Sorry it's been a while since I've posted. I've been in a bit of a funk. And trying to figure out why and - more importantly - how to get myself out of it. As usual, Dr. Albers has I think hit the nail on the head again. She said that it sounds like I'm back to putting myself at the bottom of the pile of importance, and I think that's exactly it. I've been having some setbacks at work, and that's throwing my confidence in myself across the board. Which, then in turn, makes me want to retreat - the part of me that's the protector part takes over, and I eat, both to self-soothe ("you'll feel better if you eat that cake") and to "treat" myself ("you've had a hard day, you deserve to eat that, it won't kill you").
The reality is, no, one bite won't kill me, but when I keep letting myself have "treats" I AM setting myself up to die an early death. I don't feel good about my body, I'm a lot more tired than I had been, and my patience level is WAY down (with both my boss and my kids!)
After avoiding Dr. Roizen for weeks out of embarrassment and shame that I can't report good step numbers OR good food records, I finally emailed him with a major mea culpa. He was very nice, saying just to get back in the swing of things and work on hitting 6,000 steps a day. That's a good goal for me again. I was feeling completely intimidated by the thought of trying to hit 10,000. And I've come close the last few days - 5700 yesterday, 3000 the day before (ok, not so close!), 5937 the day before (which I round up to 6000!)...
Dr. Albers also zeroed in on one of my other good buttons to push - the no-regrets button. She gently reminded me that I've been handed an opportunity that most people would kill to have, and I don't want to look back and have any regrets about it. She's absolutely right, but it was a good - and needed - reminder.
So, we're trying again, starting over, new slate, new day, new week. Amazingly, my weight has stayed stable through all this, even down slightly (this morning was at 329). I was rationalizing that saying "well, that just shows I can slip and get away with it" - but I realize the better way to look at it is "if I DON'T slip, and really focus, think of how much more weight I could be losing!"

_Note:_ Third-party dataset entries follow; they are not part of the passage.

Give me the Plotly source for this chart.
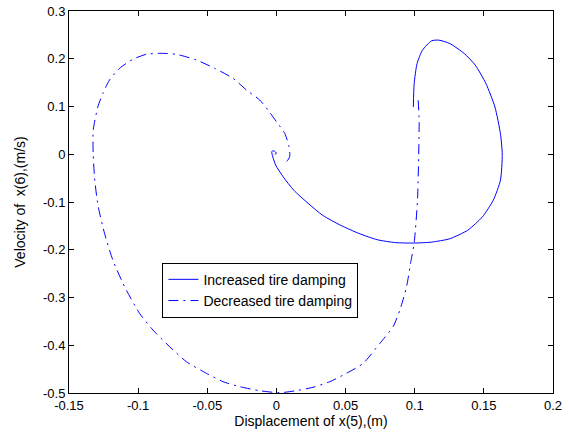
import plotly.graph_objects as go

# Increased tire damping (solid)
inc_x = [0.099, 0.0996, 0.1017, 0.1056, 0.1122, 0.1174, 0.1253, 0.1358, 0.1437, 0.1515, 0.158, 0.162, 0.1633,
         0.162, 0.1568, 0.149, 0.1384, 0.1253, 0.1122, 0.0991, 0.086, 0.0729, 0.0598, 0.0466, 0.0335, 0.023,
         0.0126, 0.0048, -0.0005, -0.0026, -0.0034, -0.0025, -0.0012, 0.0, -0.0012]
inc_y = [0.099, 0.148, 0.19, 0.218, 0.2376, 0.239, 0.232, 0.211, 0.187, 0.148, 0.099, 0.043, 0.0,
         -0.0545, -0.0964, -0.131, -0.159, -0.177, -0.184, -0.186, -0.185, -0.179, -0.166, -0.149, -0.128, -0.103,
         -0.0755, -0.047, -0.023, -0.0056, 0.0053, 0.0074, 0.006, 0.002, -0.0001]

# Decreased tire damping (dash-dot)
dec_x = [0.1025, 0.1032, 0.102, 0.0996, 0.0972, 0.0941, 0.0893, 0.0844, 0.0748, 0.0627, 0.0507, 0.0386,
         0.0265, 0.0145, 0.0024, -0.0121, -0.0264, -0.0386, -0.0507, -0.0651, -0.0772, -0.0893, -0.099,
         -0.1098, -0.1183, -0.1243, -0.1291, -0.1315, -0.1325, -0.1325, -0.1291, -0.1255, -0.1207, -0.1134,
         -0.1038, -0.0941, -0.0833, -0.0724, -0.0579, -0.0447, -0.0314, -0.0217, -0.0121, -0.0061, 0.0,
         0.006, 0.0091, 0.0096, 0.0072, 0.0048]
dec_y = [0.113, 0.0717, -0.0958, -0.1859, -0.225, -0.2775, -0.326, -0.361, -0.396, -0.438, -0.4587, -0.4763,
         -0.488, -0.495, -0.4994, -0.4952, -0.4868, -0.4763, -0.4587, -0.4344, -0.403, -0.3681, -0.3331,
         -0.2774, -0.2215, -0.1656, -0.1063, -0.05, 0.0, 0.05, 0.0996, 0.1276, 0.1555, 0.18,
         0.1989, 0.2093, 0.2114, 0.2093, 0.1974, 0.18, 0.1591, 0.1346, 0.1136, 0.0927, 0.0682,
         0.0439, 0.0158, -0.0051, -0.0156, -0.0168]

x_ticks = [-0.15, -0.1, -0.05, 0, 0.05, 0.1, 0.15, 0.2]
x_labels = ["-0.15", "-0.1", "-0.05", "0", "0.05", "0.1", "0.15", "0.2"]
y_ticks = [-0.5, -0.4, -0.3, -0.2, -0.1, 0, 0.1, 0.2, 0.3]
y_labels = ["-0.5", "-0.4", "-0.3", "-0.2", "-0.1", "0", "0.1", "0.2", "0.3"]

fig = go.Figure()
fig.add_trace(go.Scatter(x=inc_x, y=inc_y, mode="lines", name="Increased tire damping",
                         line=dict(color="#0000ff", width=1, shape="spline", smoothing=0.6)))
fig.add_trace(go.Scatter(x=dec_x, y=dec_y, mode="lines", name="Decreased tire damping",
                         line=dict(color="#0000ff", width=1, dash="10px,5px,2px,5px",
                                   shape="spline", smoothing=0.6)))

font = "Liberation Sans, Arial, sans-serif"
axis_common = dict(showline=True, linecolor="black", linewidth=1, mirror="ticks", ticks="inside",
                   ticklen=5, tickcolor="black", showgrid=False, zeroline=False, automargin=False,
                   tickfont=dict(family=font, size=13, color="black"))

fig.update_layout(
    width=569, height=437,
    margin=dict(l=69, r=16, t=11, b=44),
    paper_bgcolor="white", plot_bgcolor="white",
    font=dict(family=font, size=13, color="black"),
    showlegend=True,
    legend=dict(x=0.193, y=0.341, xanchor="left", yanchor="top", bordercolor="black", borderwidth=1,
                bgcolor="white", font=dict(family=font, size=14, color="black"), tracegroupgap=0),
)
fig.update_xaxes(range=[-0.15, 0.2], tickvals=x_ticks, ticktext=x_labels,
                 title=dict(text="Displacement of x(5),(m)", standoff=2, font=dict(family=font, size=14)),
                 **axis_common)
fig.update_yaxes(range=[-0.5, 0.3], tickvals=y_ticks, ticktext=y_labels,
                 title=dict(text="Velocity of  x(6),(m/s)", standoff=14, font=dict(family=font, size=14)),
                 **axis_common)

fig.write_html("out.html", config={"displayModeBar": False},
               post_script="document.body.style.margin='0';")
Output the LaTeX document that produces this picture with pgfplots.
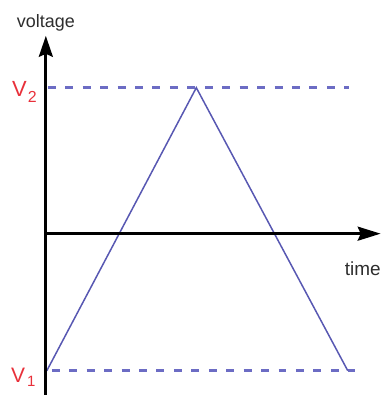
\documentclass[border=0pt]{standalone}
\usepackage{pgfplots}
\pgfplotsset{compat=1.18}
\usepackage{fontspec}
\setmainfont{Liberation Sans}
\usetikzlibrary{arrows.meta}
\definecolor{vred}{RGB}{232,48,58}
\definecolor{tri}{RGB}{88,88,178}
\definecolor{dashblue}{RGB}{108,108,196}
\definecolor{txt}{RGB}{45,45,45}
\begin{document}
\begin{tikzpicture}
\begin{axis}[
  width=385pt, height=396pt, scale only axis,
  xmin=0, xmax=385, ymin=0, ymax=396,
  hide axis, clip=false,
]
\path (axis cs:0,0) rectangle (axis cs:385,396);
% dashed reference levels
\addplot[color=dashblue, line width=2.5pt, dash pattern=on 8pt off 9.5pt] coordinates {(48,308) (350,308)};
\addplot[color=dashblue, line width=2.5pt, dash pattern=on 8pt off 9.5pt] coordinates {(52,24) (356,24)};
% triangle wave
\addplot[color=tri, line width=1.5pt] coordinates {(47,24) (197,308) (349,24)};
% axes
\addplot[black, line width=2.8pt, -{Stealth[length=21pt,width=14pt,inset=3pt]}] coordinates {(46,0) (46,360)};
\addplot[black, line width=2.8pt, -{Stealth[length=23pt,width=14pt,inset=3pt]}] coordinates {(45,161.5) (382,161.5)};
% labels
\node[anchor=base, text=txt, inner sep=0pt, font=\fontsize{18}{20}\selectfont] at (axis cs:46,368) {voltage};
\node[anchor=base, text=txt, inner sep=0pt, font=\fontsize{19}{21}\selectfont] at (axis cs:364,120) {time};
\node[anchor=base west, text=vred, inner sep=0pt] at (axis cs:12,299) {\fontsize{22}{24}\selectfont V\kern1pt\raisebox{-6pt}{\fontsize{16}{18}\selectfont 2}};
\node[anchor=base west, text=vred, inner sep=0pt] at (axis cs:11,12.5) {\fontsize{21}{24}\selectfont V\kern2pt\raisebox{-4pt}{\fontsize{15}{18}\selectfont 1}};
\end{axis}
\end{tikzpicture}
\end{document}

The next goal in my head is to look and feel good at my sister-in-law's wedding in mid-August. She was nice enough to let me out of the wedding party because I felt like a cow, but I'd like to still feel good when it actually happens. So that's four months away, about how long it's been since I started this journey. That means, maybe?, I can try to lose another 50 pounds by then? (I know it gets harder the further one goes down the scale...) If I can be solidly under 300 by August (like at 290), I will feel good about that. Then maybe we can aim for 250 by Christmas...but that's a long ways away and not worth worrying about at this point!